# Making an old G4 wireless ready



## mnw11 (Oct 2, 2006)

I am setting up a wireless network at my home connecting to the internet via satellite (HughesNet). I have a Powerbook G4, imac (new), and a Quicksilver G4. The Powerbook and imac have built in wireless capability, and I use an Airport Express to connect. A sales rep at the Apple Store said the best way to equip the old G4 for wireless was to get a second Airport Express and plug it in to ethernet port. He said it would act as an external airport card. I received the two Airport Expresses yesterday and everything works except the old G4. After trying unsuccessfully for a long time, I called Apple back and was told the second Airport can't be used to accomplish this task. Now I'm told I should have bought the Airport Extreme or I'll have to buy an internal card on ebay. So here are my questions:
1. What is the best solution for getting the old G4 wireless ready?
2. Do I need an internal card? If so, which one?
3. Are there devices which connect via a USB port which would accomplish                          this task? Do they work well?
4. Will an Airport Extreme work or would I need a card also?
5. If I use a non-Apple solution would I be able to use the Airtunes feature?
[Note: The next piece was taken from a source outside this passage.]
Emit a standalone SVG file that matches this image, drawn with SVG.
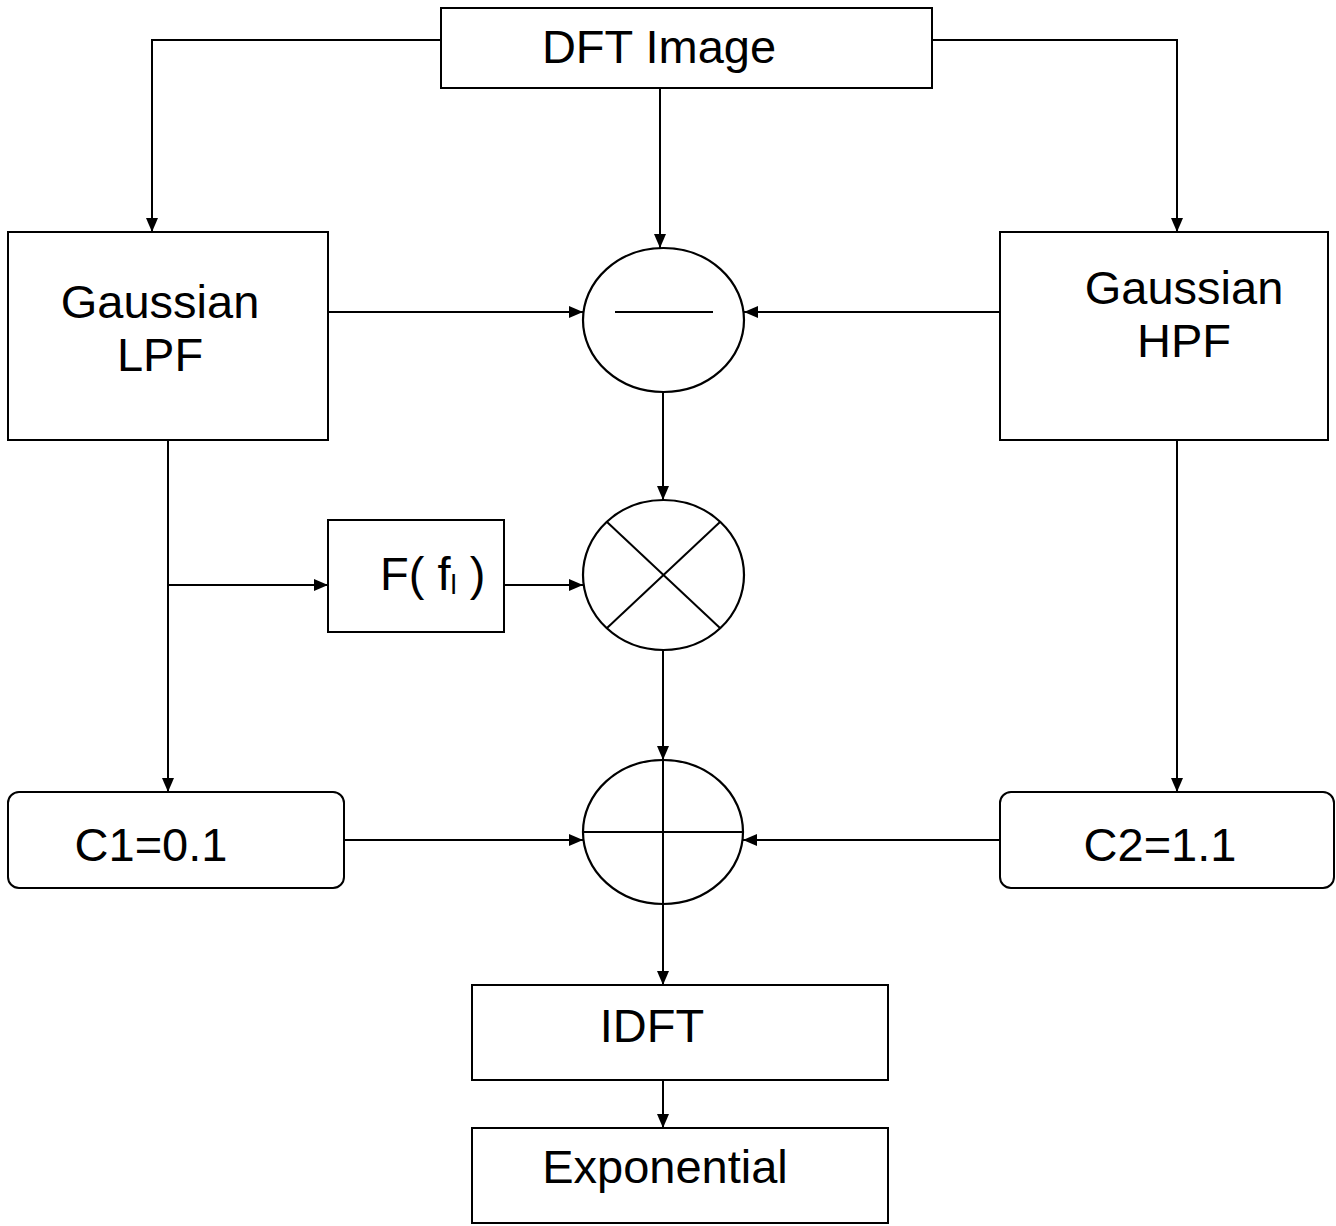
<svg xmlns="http://www.w3.org/2000/svg" width="1336" height="1226" viewBox="0 0 1336 1226">
  <defs>
    <marker id="arrow" viewBox="0 0 14 12" refX="14" refY="6" markerWidth="14" markerHeight="12" markerUnits="userSpaceOnUse" orient="auto">
      <path d="M0,0 L14,6 L0,12 Z" fill="#000"/>
    </marker>
  </defs>
  <style>
    .box { fill: #fff; stroke: #000; stroke-width: 2; }
    .op { fill: #fff; stroke: #000; stroke-width: 2.2; }
    .sym { stroke: #000; stroke-width: 2; fill: none; }
    .wire { stroke: #000; stroke-width: 2; fill: none; }
    .arr { marker-end: url(#arrow); }
    text { font-family: "Liberation Sans", Arial, sans-serif; font-size: 47px; fill: #000; text-anchor: middle; }
  </style>
  <rect width="1336" height="1226" fill="#fff"/>

  <g id="connectors">
    <polyline class="wire arr" points="441,40 152,40 152,232"/>
    <polyline class="wire arr" points="932,40 1177,40 1177,232"/>
    <line class="wire arr" x1="660" y1="88" x2="660" y2="248"/>
    <line class="wire arr" x1="328" y1="312" x2="583" y2="312"/>
    <line class="wire arr" x1="1000" y1="312" x2="744" y2="312"/>
    <line class="wire arr" x1="663" y1="392" x2="663" y2="500"/>
    <line class="wire arr" x1="168" y1="440" x2="168" y2="792"/>
    <line class="wire arr" x1="168" y1="585" x2="328" y2="585"/>
    <line class="wire arr" x1="504" y1="585" x2="583" y2="585"/>
    <line class="wire arr" x1="663" y1="650" x2="663" y2="760"/>
    <line class="wire arr" x1="1177" y1="440" x2="1177" y2="792"/>
    <line class="wire arr" x1="344" y1="840" x2="583" y2="840"/>
    <line class="wire arr" x1="1000" y1="840" x2="743" y2="840"/>
    <line class="wire arr" x1="663" y1="904" x2="663" y2="985"/>
    <line class="wire arr" x1="663" y1="1080" x2="663" y2="1128"/>
  </g>

  <g id="dft">
    <rect class="box" x="441" y="8" width="491" height="80"/>
    <text x="659" y="63">DFT Image</text>
  </g>

  <g id="lpf">
    <rect class="box" x="8" y="232" width="320" height="208"/>
    <text x="160" y="318">Gaussian</text>
    <text x="160" y="371">LPF</text>
  </g>

  <g id="hpf">
    <rect class="box" x="1000" y="232" width="328" height="208"/>
    <text x="1184" y="304">Gaussian</text>
    <text x="1184" y="357">HPF</text>
  </g>

  <g id="subtract">
    <ellipse class="op" cx="663.5" cy="320" rx="80.5" ry="72"/>
    <line class="sym" x1="615" y1="312" x2="713" y2="312"/>
  </g>

  <g id="multiply">
    <ellipse class="op" cx="663.5" cy="575" rx="80.5" ry="75"/>
    <line class="sym" x1="607" y1="522" x2="720" y2="628"/>
    <line class="sym" x1="720" y1="522" x2="607" y2="628"/>
  </g>

  <g id="fbox">
    <rect class="box" x="328" y="520" width="176" height="112"/>
    <text x="380" y="590" style="text-anchor:start">F( f<tspan font-size="28" dy="4">l</tspan><tspan dy="-4"> )</tspan></text>
  </g>

  <g id="add">
    <ellipse class="op" cx="663" cy="832" rx="80" ry="72"/>
    <line class="sym" x1="583" y1="832" x2="743" y2="832"/>
    <line class="sym" x1="663" y1="760" x2="663" y2="904"/>
  </g>

  <g id="c1">
    <rect class="box" x="8" y="792" width="336" height="96" rx="11" ry="11"/>
    <text x="151" y="861">C1=0.1</text>
  </g>

  <g id="c2">
    <rect class="box" x="1000" y="792" width="334" height="96" rx="11" ry="11"/>
    <text x="1160" y="861">C2=1.1</text>
  </g>

  <g id="idft">
    <rect class="box" x="472" y="985" width="416" height="95"/>
    <text x="652" y="1042">IDFT</text>
  </g>

  <g id="exp">
    <rect class="box" x="472" y="1128" width="416" height="95"/>
    <text x="665" y="1183">Exponential</text>
  </g>
</svg>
Any assistance is greatly appreciated.


----------



## Satcomer (Oct 2, 2006)

Something like this.


----------



## eric2006 (Oct 2, 2006)

It'd be cheaper to get an old Airport card on eBay, but that'd be 802.11b-only


----------



## stewey (Oct 3, 2006)

Am I right that it is the Quicksilver machine you need to get working wirelessly? If so there is an easy and cheap option. I used a Linksys wireless card in my machine (Linksys WMP54G Wireless-G PCI Adapter) which works without a problem and it is the fatser wireless G instead of the wireless B that an apple card for your machine would have to be. Also it will just be better than a usb device.


----------



## Natobasso (Oct 3, 2006)

Most wireless cards that have G also receive B as well...I too have heard of issues using usb wireless devices. Internal card works the best.


----------